## CHALLENGE:
Find each line with "matplotlib" and copy it.

Part of a data file:
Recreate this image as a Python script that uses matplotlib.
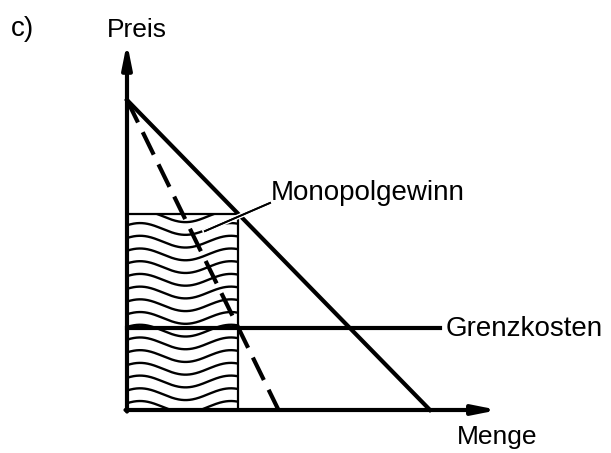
import numpy as np
import matplotlib.pyplot as plt
import matplotlib.patheffects as pe
from matplotlib.patches import Rectangle

plt.rcParams["font.family"] = ["Liberation Sans", "DejaVu Sans"]

# Modell: lineare Nachfrage, Grenzerlös, konstante Grenzkosten
p_max = 10.0          # Prohibitivpreis
q_nachfrage = 10.0    # Sättigungsmenge der Nachfrage
q_grenzerloes = 5.0   # Nullstelle des Grenzerlöses
grenzkosten = 2.65
q_mc_ende = 10.33

nachfrage_q = [0.0, q_nachfrage]
nachfrage_p = [p_max, 0.0]
grenzerloes_q = [0.0, q_grenzerloes]
grenzerloes_p = [p_max, 0.0]

# Cournot-Punkt: Grenzerlös = Grenzkosten
q_monopol = q_grenzerloes * (p_max - grenzkosten) / p_max
p_monopol = p_max * (1 - q_monopol / q_nachfrage)

fig = plt.figure(figsize=(6.11, 4.53), dpi=100)
ax = fig.add_axes([0, 0, 1, 1])
ax.set_xlim(-127 / 30.3, (611 - 127) / 30.3)
ax.set_ylim(-(453 - 410) / 31, 410 / 31)
ax.axis("off")

# Achsen mit Pfeilen
pfeil = dict(arrowstyle="-|>,head_length=1.4,head_width=0.28", color="black",
             lw=3, shrinkA=0, shrinkB=0)
ax.annotate("", xy=(0, 11.85), xytext=(0, -0.05), arrowprops=pfeil)
ax.annotate("", xy=(12.25, 0), xytext=(-0.05, 0), arrowprops=pfeil)

# Schraffur (Wellenlinien) im Gewinnrechteck
rechteck = Rectangle((0, 0), q_monopol, p_monopol, fill=False,
                     edgecolor="black", lw=1.6, zorder=3)
ax.add_patch(rechteck)
wx = np.linspace(0, q_monopol, 200)
for basis in np.arange(0.1, p_monopol + 0.4, 0.41):
    wy = basis + 0.19 * np.cos(2 * np.pi * (wx - 0.43) / 3.0)
    linie, = ax.plot(wx, wy, color="black", lw=1.7, zorder=2)
    linie.set_clip_path(rechteck)

# Nachfrage, Grenzerlös, Grenzkosten
ax.plot(nachfrage_q, nachfrage_p, color="black", lw=3, zorder=4)
ax.plot(grenzerloes_q, grenzerloes_p, color="black", lw=3,
        dashes=(6, 2.6), zorder=4)
ax.plot([0, q_mc_ende], [grenzkosten, grenzkosten], color="black", lw=3, zorder=4)

# Beschriftung Monopolgewinn mit Hinweislinie
ax.plot([2.57, 4.72], [5.77, 6.68], color="black", lw=1.3, zorder=5,
        path_effects=[pe.withStroke(linewidth=3.5, foreground="white"), pe.Normal()])

schrift = 20
ax.text(4.75, 7.0, "Monopolgewinn", fontsize=schrift, ha="left", va="center")
ax.text(q_mc_ende + 0.2, grenzkosten - 0.05, "Grenzkosten", fontsize=schrift,
        ha="left", va="center")
ax.text(0.33, 12.26, "Preis", fontsize=19, ha="center", va="center")
ax.text(12.2, -0.87, "Menge", fontsize=19, ha="center", va="center")
ax.text(-3.45, 12.3, "c)", fontsize=schrift, ha="center", va="center")

fig.savefig("out.png", dpi=100)
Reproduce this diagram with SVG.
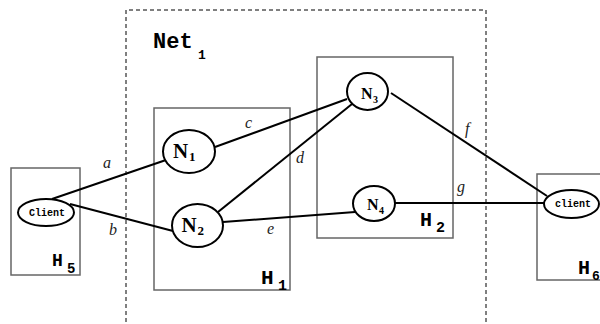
<svg xmlns="http://www.w3.org/2000/svg" width="600" height="324" viewBox="0 0 600 324">
<style>
.host{fill:none;stroke:#666;stroke-width:1.5}
.node{fill:#fff;stroke:#000;stroke-width:2}
.edge{stroke:#000;stroke-width:2;fill:none}
.lbl{font-family:"Liberation Serif",serif;font-style:italic;font-size:16px;fill:#222}
.nl{font-family:"Liberation Serif",serif;font-weight:bold;fill:#000}
.hl{font-family:"Liberation Mono",monospace;font-weight:bold;fill:#000}
.cl{font-family:"Liberation Mono",monospace;font-size:10px;font-weight:bold;fill:#000}
</style>
<rect width="600" height="324" fill="#fff"/>
<g id="net1">
<path d="M126,322 V10 H486 V322" fill="none" stroke="#000" stroke-width="1" stroke-dasharray="4,3"/>
<text class="hl" x="153" y="48" font-size="22">Net</text>
<text class="hl" x="198" y="59" font-size="13">1</text>
</g>
<g id="H1"><rect class="host" x="154" y="108" width="136" height="182"/>
<text class="hl" x="261" y="284" font-size="21">H</text><text class="hl" x="278" y="290" font-size="15">1</text></g>
<g id="H2"><rect class="host" x="317" y="57" width="136" height="181"/>
<text class="hl" x="420" y="226" font-size="20">H</text><text class="hl" x="436" y="232" font-size="15">2</text></g>
<g id="H5"><rect class="host" x="11" y="168" width="69" height="107"/>
<text class="hl" x="52" y="266" font-size="18">H</text><text class="hl" x="67" y="273" font-size="14">5</text></g>
<g id="H6"><rect class="host" x="537" y="174" width="70" height="106"/>
<text class="hl" x="578" y="274" font-size="20">H</text><text class="hl" x="592" y="280" font-size="13">6</text></g>
<g id="edges">
<line class="edge" x1="52" y1="199" x2="166" y2="160"/>
<line class="edge" x1="70" y1="204" x2="173" y2="231"/>
<line class="edge" x1="215" y1="147" x2="347" y2="99"/>
<line class="edge" x1="218" y1="212" x2="352" y2="104"/>
<line class="edge" x1="223" y1="222" x2="355" y2="212"/>
<line class="edge" x1="391" y1="93" x2="547" y2="196"/>
<line class="edge" x1="395" y1="203" x2="544" y2="203"/>
<text class="lbl" x="103" y="168">a</text>
<text class="lbl" x="109" y="235">b</text>
<text class="lbl" x="245" y="128">c</text>
<text class="lbl" x="296" y="163">d</text>
<text class="lbl" x="267" y="234">e</text>
<text class="lbl" x="465" y="134">f</text>
<text class="lbl" x="457" y="192">g</text>
</g>
<g id="N1"><ellipse class="node" cx="189" cy="151.5" rx="26" ry="21.5"/>
<text class="nl" x="173" y="158" font-size="21">N</text><text class="nl" x="189" y="161" font-size="13">1</text></g>
<g id="N2"><ellipse class="node" cx="197.5" cy="225.5" rx="25.5" ry="21.5"/>
<text class="nl" x="181.5" y="232" font-size="21">N</text><text class="nl" x="197.5" y="235" font-size="13">2</text></g>
<g id="N3"><ellipse class="node" cx="367.5" cy="91.5" rx="20.5" ry="18.5"/>
<text class="nl" x="361" y="99" font-size="16">N</text><text class="nl" x="373" y="103" font-size="10">3</text></g>
<g id="N4"><ellipse class="node" cx="374" cy="203.5" rx="21" ry="17.5"/>
<text class="nl" x="367" y="210" font-size="16">N</text><text class="nl" x="379" y="214" font-size="10">4</text></g>
<g id="client5"><ellipse class="node" cx="46" cy="212.5" rx="28" ry="13.5"/>
<text class="cl" x="47" y="216" text-anchor="middle">Client</text></g>
<g id="client6"><ellipse class="node" cx="571.5" cy="204" rx="27.5" ry="14"/>
<text class="cl" x="573" y="207" text-anchor="middle">client</text></g>
</svg>
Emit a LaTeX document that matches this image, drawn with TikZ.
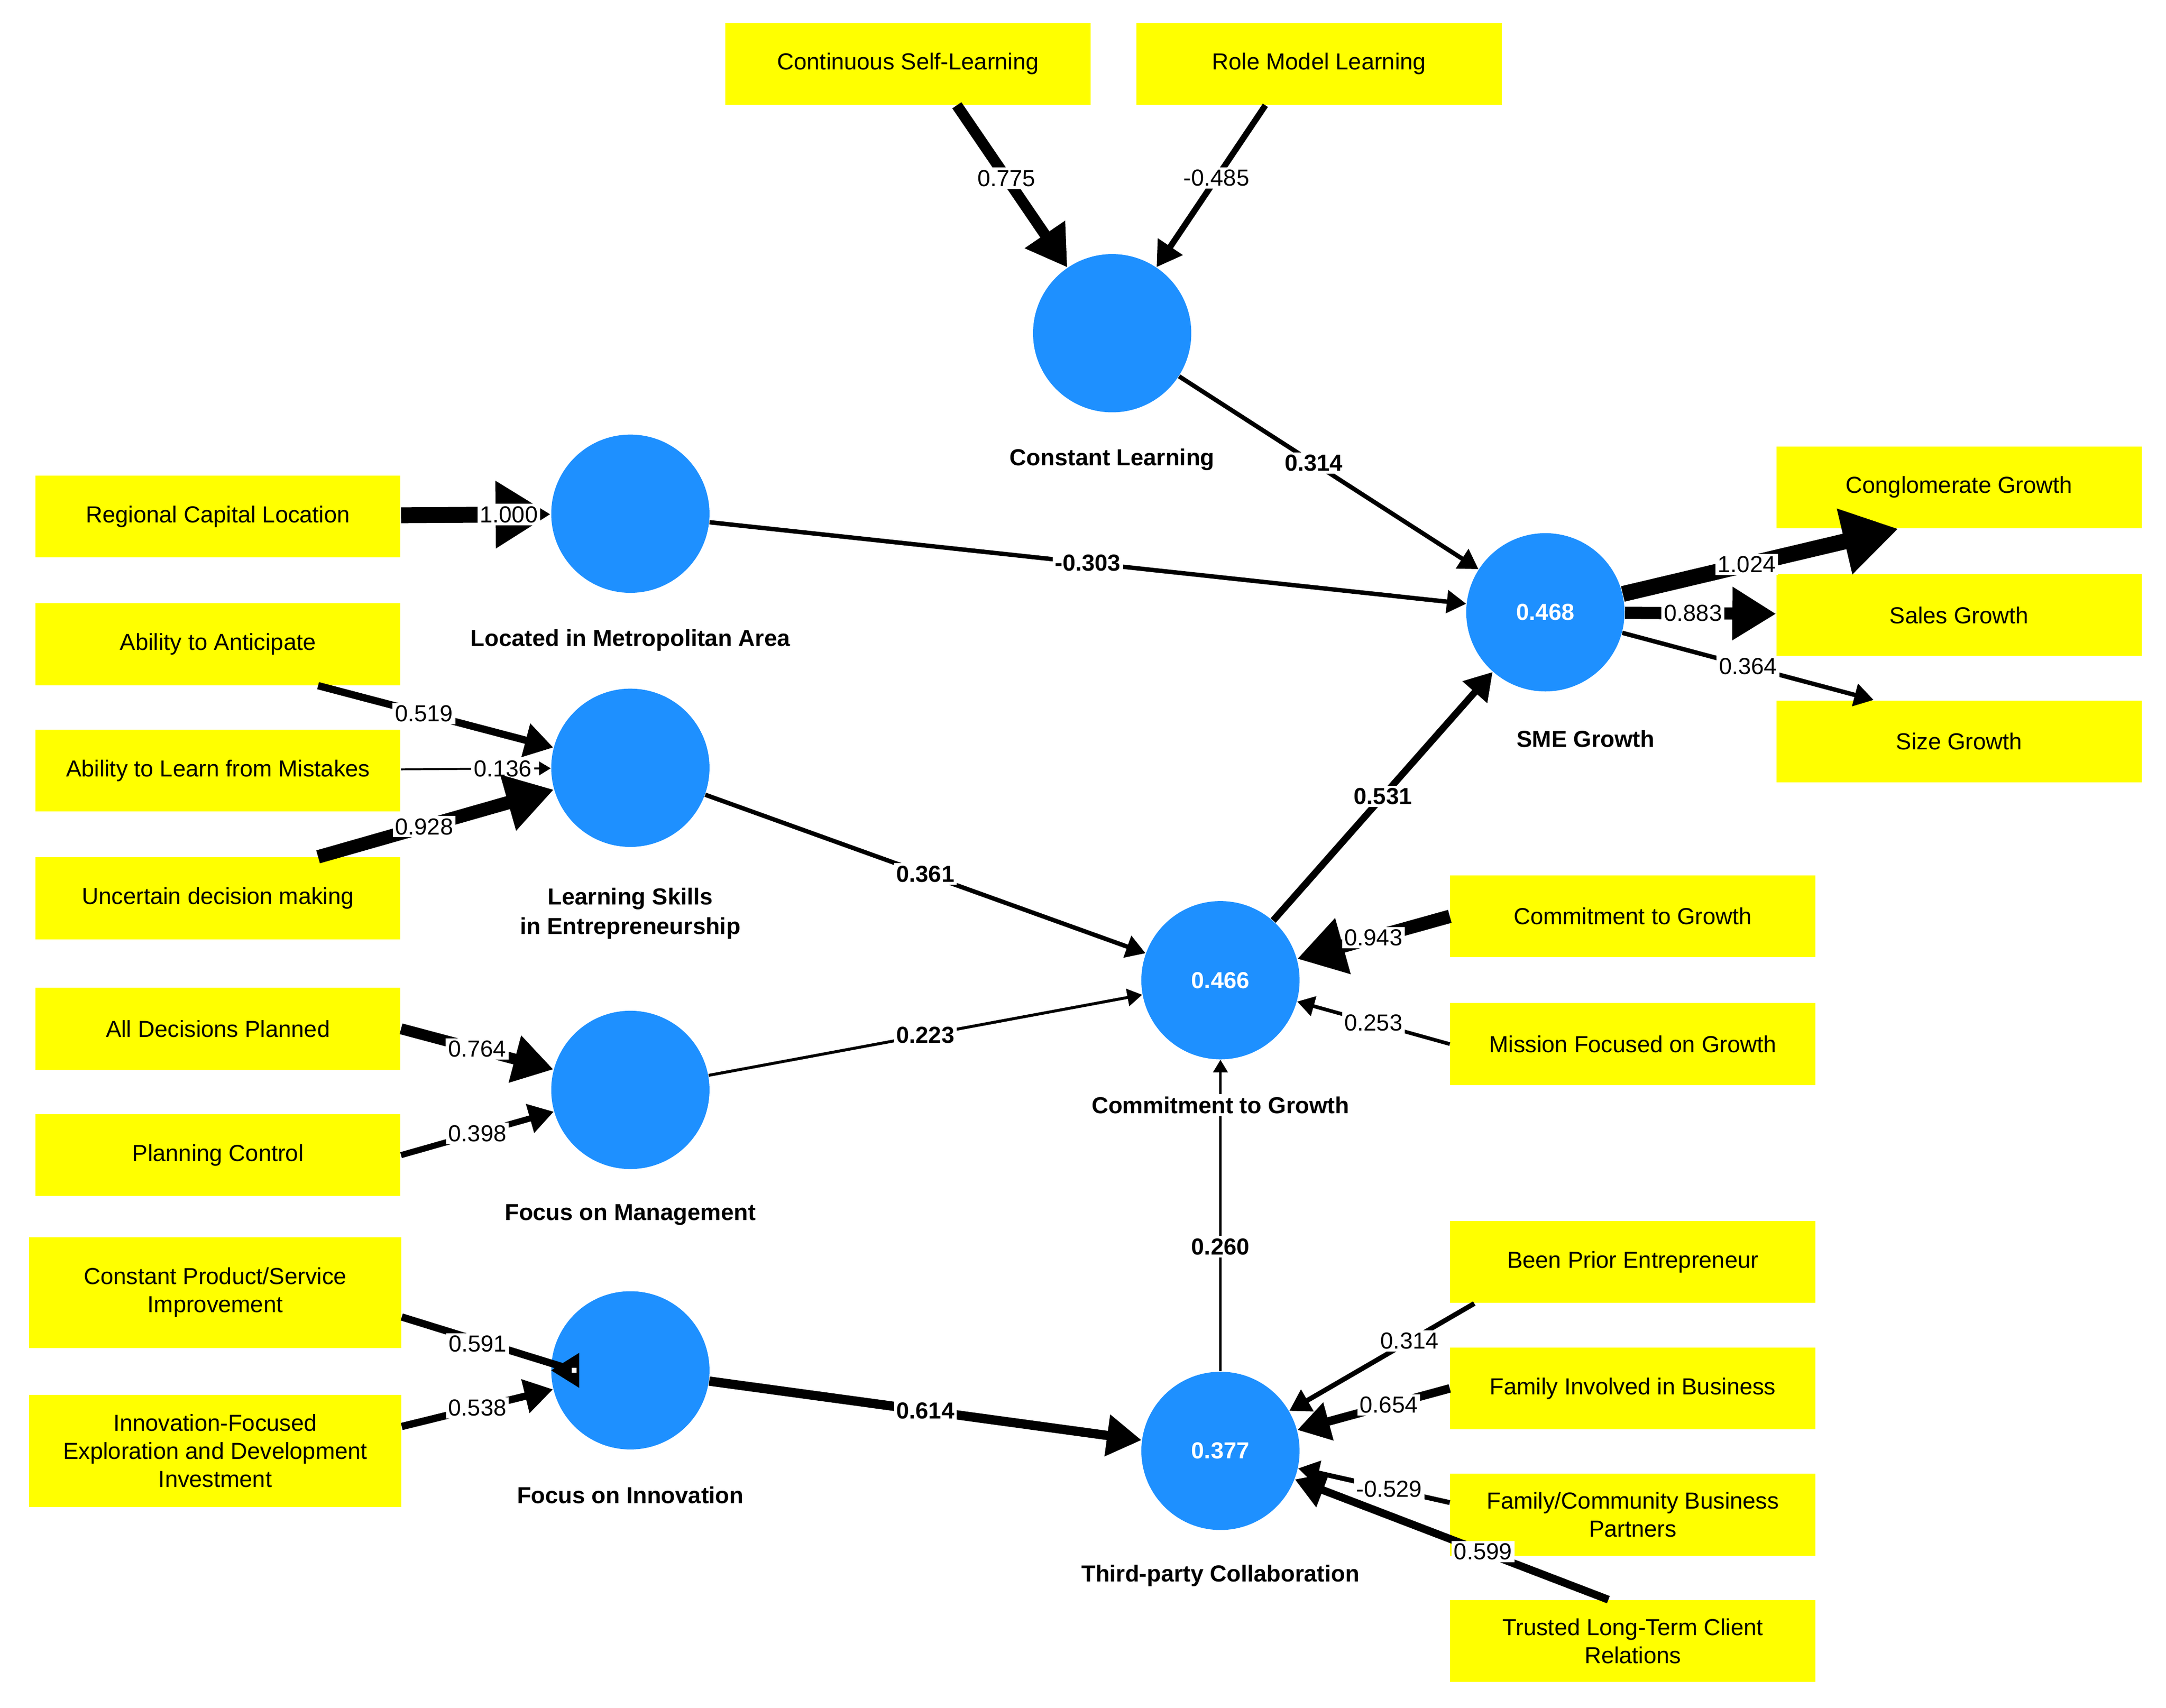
\documentclass[tikz,border=0pt]{standalone}
\usepackage{fontspec}
\setmainfont{Liberation Sans}
\usetikzlibrary{arrows.meta}
\definecolor{lvblue}{RGB}{30,144,255}
\definecolor{indyellow}{RGB}{255,255,0}
\tikzset{
  lv/.style={circle, fill=lvblue, draw=none, minimum size=2.28cm, inner sep=0pt, text=white, font=\bfseries\fontsize{9.5}{11}\selectfont},
  ind/.style={rectangle, fill=indyellow, draw=none, minimum width=5.26cm, minimum height=1.18cm, align=center, font=\fontsize{9.5}{11.5}\selectfont},
  lvname/.style={font=\bfseries\fontsize{9.5}{12}\selectfont, align=center, fill=white, inner sep=1pt},
  wt/.style={fill=white, inner sep=1pt, font=\fontsize{9.5}{11}\selectfont},
  pwt/.style={fill=white, inner sep=1pt, font=\bfseries\fontsize{9.5}{11}\selectfont},
  pth/.style={line width=#1, -{Triangle}},
}
\begin{document}
\begin{tikzpicture}[x=0.02cm, y=-0.02cm]
  \useasboundingbox (0,0) rectangle (1560,1230);
  % latent variables
  \node[lv] (cl) at (801,240) {};
  \node[lv] (lma) at (454,370) {};
  \node[lv] (lse) at (454,553) {};
  \node[lv] (fm) at (454,785) {};
  \node[lv] (fi) at (454,987) {};
  \node[lv] (cg) at (879,706) {0.466};
  \node[lv] (tpc) at (879,1045) {0.377};
  \node[lv] (sme) at (1113,441) {0.468};

  % indicators
  \node[ind] (csl) at (654,46) {Continuous Self-Learning};
  \node[ind] (rml) at (950,46) {Role Model Learning};
  \node[ind] (rcl) at (157,372) {Regional Capital Location};
  \node[ind] (aa) at (157,464) {Ability to Anticipate};
  \node[ind] (alm) at (157,555) {Ability to Learn from Mistakes};
  \node[ind] (udm) at (157,647) {Uncertain decision making};
  \node[ind] (adp) at (157,741) {All Decisions Planned};
  \node[ind] (pc) at (157,832) {Planning Control};
  \node[ind, minimum width=5.36cm, minimum height=1.6cm] (cpsi) at (155,931) {Constant Product/Service\\Improvement};
  \node[ind, minimum width=5.36cm, minimum height=1.62cm] (ifed) at (155,1045) {Innovation-Focused\\Exploration and Development\\Investment};
  \node[ind] (cgr) at (1411,351) {Conglomerate Growth};
  \node[ind] (sg) at (1411,443) {Sales Growth};
  \node[ind] (szg) at (1411,534) {Size Growth};
  \node[ind] (ctg) at (1176,660) {Commitment to Growth};
  \node[ind] (mfg) at (1176,752) {Mission Focused on Growth};
  \node[ind] (bpe) at (1176,909) {Been Prior Entrepreneur};
  \node[ind] (fib) at (1176,1000) {Family Involved in Business};
  \node[ind] (fcbp) at (1176,1091) {Family/Community Business\\Partners};
  \node[ind] (tlcr) at (1176,1182) {Trusted Long-Term Client\\Relations};

  % outer weights
  \draw[pth=4.5pt] ([xshift=20]csl.south) -- (cl) node[wt, pos=0.45] {0.775};
  \draw[pth=2.5pt] ([xshift=-22]rml.south) -- (cl) node[wt, pos=0.45] {-0.485};
  \draw[pth=6.5pt] (rcl) -- (lma) node[wt, pos=0.72] {1.000};
  \draw[pth=3pt] ([xshift=-34]aa.south east) -- (lse) node[wt, pos=0.45] {0.519};
  \draw[pth=0.8pt] (alm) -- (lse) node[wt, pos=0.68] {0.136};
  \draw[pth=5.5pt] ([xshift=-34]udm.north east) -- (lse) node[wt, pos=0.45] {0.928};
  \draw[pth=4.5pt] (adp.east) -- (fm) node[wt, pos=0.5] {0.764};
  \draw[pth=2.5pt] (pc.east) -- (fm) node[wt, pos=0.5] {0.398};
  \draw[pth=3pt] ([yshift=-10]cpsi.east) -- (fm.south west |- fi.west) -- (fi) node[wt, pos=0] {};
  \draw[pth=3pt] ([yshift=10]ifed.east) -- (fi) node[wt, pos=0.5] {0.538};
  \node[wt] at (344,968) {0.591};
  \draw[pth=6.5pt] (sme) -- ([xshift=-100]cgr.south east) node[wt, pos=0.45] {1.024};
  \draw[pth=5pt] (sme) -- (sg) node[wt, pos=0.45] {0.883};
  \draw[pth=1.8pt] (sme) -- ([xshift=40]szg.north west) node[wt, pos=0.5] {0.364};
  \draw[pth=5.5pt] (ctg.west) -- (cg) node[wt, pos=0.5] {0.943};
  \draw[pth=1.5pt] (mfg.west) -- (cg) node[wt, pos=0.5] {0.253};
  \draw[pth=2pt] ([xshift=-65]bpe.south) -- (tpc) node[wt, pos=0.35] {0.314};
  \draw[pth=3.5pt] (fib.west) -- (tpc) node[wt, pos=0.4] {0.654};
  \draw[pth=2pt] ([yshift=-12]fcbp.north west) -- (tpc) node[wt, pos=0.4] {-0.529};
  \draw[pth=3.2pt] ([xshift=65]tlcr.north west) -- (tpc) node[wt, pos=0.4] {0.599};

  % inner paths
  \draw[pth=1.8pt] (cl) -- (sme) node[pwt, pos=0.45] {0.314};
  \draw[pth=1.8pt] (lma) -- (sme) node[pwt, pos=0.5] {-0.303};
  \draw[pth=1.8pt] (lse) -- (cg) node[pwt, pos=0.5] {0.361};
  \draw[pth=1.2pt] (fm) -- (cg) node[pwt, pos=0.5] {0.223};
  \draw[pth=3.8pt] (fi) -- (tpc) node[pwt, pos=0.5] {0.614};
  \draw[pth=2.8pt] (cg) -- (sme) node[pwt, pos=0.5] {0.531};
  \draw[pth=0.9pt] (tpc) -- (cg) node[pwt, pos=0.4] {0.260};

  % latent names
  \node[lvname] at (801,331) {Constant Learning};
  \node[lvname] at (454,461) {Located in Metropolitan Area};
  \node[lvname] at (454,658) {Learning Skills\\in Entrepreneurship};
  \node[lvname] at (454,875) {Focus on Management};
  \node[lvname] at (454,1077) {Focus on Innovation};
  \node[lvname] at (879,796) {Commitment to Growth};
  \node[lvname] at (879,1135) {Third-party Collaboration};
  \node[lvname] at (1142,532) {SME Growth};
\end{tikzpicture}
\end{document}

## COMPLETED EXERCISE:
Recreate this image as a Python script that uses matplotlib.
import matplotlib.pyplot as plt
import matplotlib.patheffects as pe
from matplotlib.patches import Rectangle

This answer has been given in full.